Your brand voice isn’t just what you say, but how you say it – so, it is essentially shaping your personality and creating an image of who you are as a company.

  • Build relationships – It’s about creating a sense of familiarity, once people recognise you, they’ll begin to feel more connected to your brand. Your audience will likely have an impression of you just by reading one blog, or one page on your site. As long as your brand voice is consistent, it can help to build long-lasting relationships with customers.
  • A sense of trust – A consistent brand voice can also make you come across as more confident and trustworthy. In general, consistency will improve your reputation, which comes hand-in-hand with trust. An unpredictable and unrecognisable voice might suggest you are an unreliable company.
  • Show off your personality – An established brand voice will express the personality of the people that make up the brand. It’s a way of humanising your business and reminding your audience that they can relate to you as people.

How to define a brand voice

Choose your target audience

Your voice will depend on your target audience. It would be tricky to find your brand voice without really understanding who you are trying to reach. We recommend creating a buyer persona to help align your brand voice with your target audience. Picture your perfect customer , in terms of demographics, interests, job title etc. How would you use your language to connect to that person? You may have more than one buyer persona, i.e. for different channels or platforms.
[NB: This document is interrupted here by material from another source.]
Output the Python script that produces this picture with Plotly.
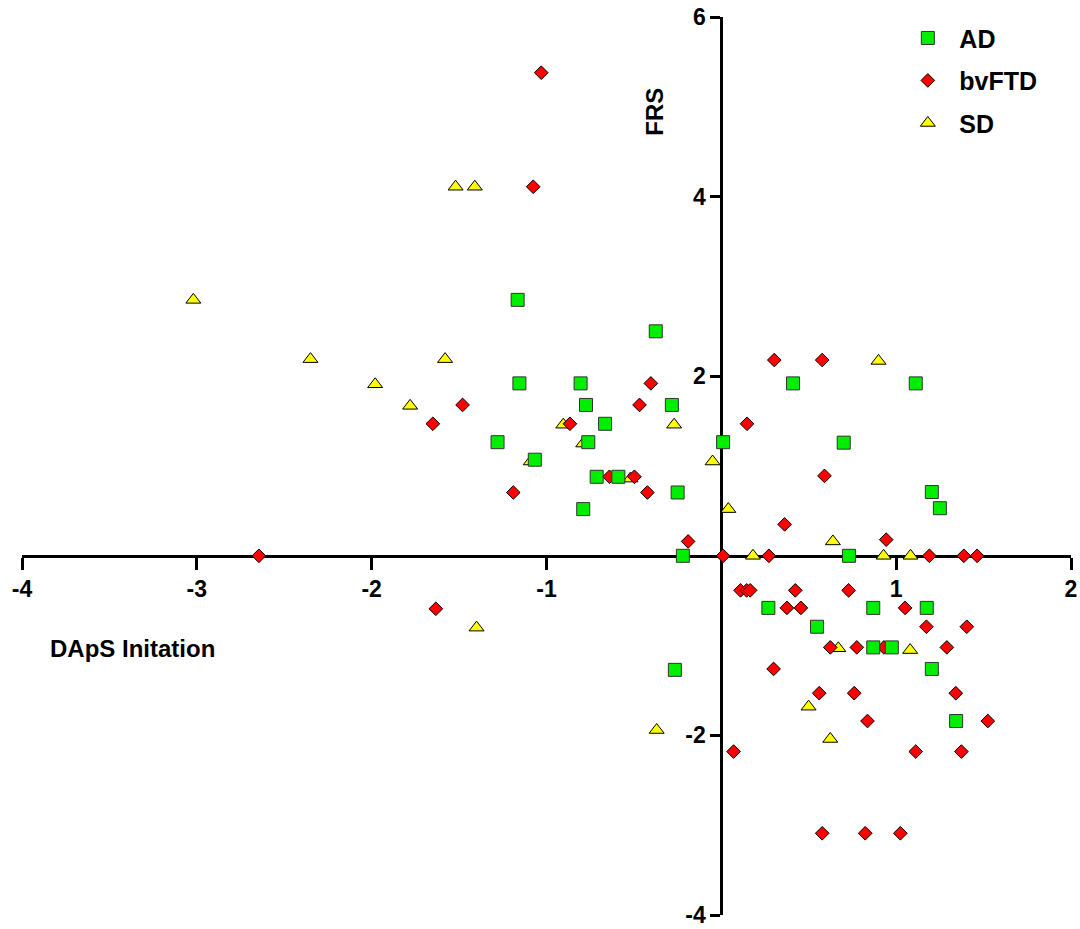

Buyer personas 1, 2 and 3.

Once you’ve established who you want to connect with – you can begin to look at how they communicate amongst each other. One way of doing this is on social channels. Look out for common words and popular topics, then make your content and brand voice more relatable as a result. 

Establish brand values 

Identifying your central values is also a key part of developing a brand voice. Once you have a clear understanding of your own brand values, you will find it much easier to showcase them throughout your content. We’ve listed a few questions you might want to consider when you’re getting started:

  • What makes your brand unique?
  • How can you help your customers?
  • What do you stand for as a brand?

When you understand your brand values and your audience combined – you’ll be able to make better-informed decisions when it comes to your language and your tone. Deciding whether you’ll come across as informal, professional or light-hearted will depend on both those things.

Conduct a content audit 

Before creating your brand voice, you should evaluate what your brand sounds like right now. Looking over your current content is a great way to check if your brand voice is up to scratch. Think outside the box and don’t just scan through your blogs; there are also things like: 

  • Site content
  • Videos
  • Social media posts
  • Podcasts
  • Radio or tv ads
  • Emails

You can look out for any common themes, phrases and other consistencies. If you notice a lack of consistency, then you can note this down as an area for improvement. Other things to consider are:

  • Does your current voice match your brand values?
  • Does your current voice resonate with your target audience?
  • What pieces of content perform the best?  
  • What content has the least engagement? 

A content audit will give you a clear view of what you sound like now and what you need to adjust to achieve your ideal brand voice. Following these three steps and putting your findings into a document (i.e. a spreadsheet) will help you to maintain your brand voice across all your content.

Your brand voice will start to come more naturally in time, but it’s worth taking the time to review all of your content. An established brand voice will give your audience a good understanding of what you stand for as a brand and make you more recognisable in your industry.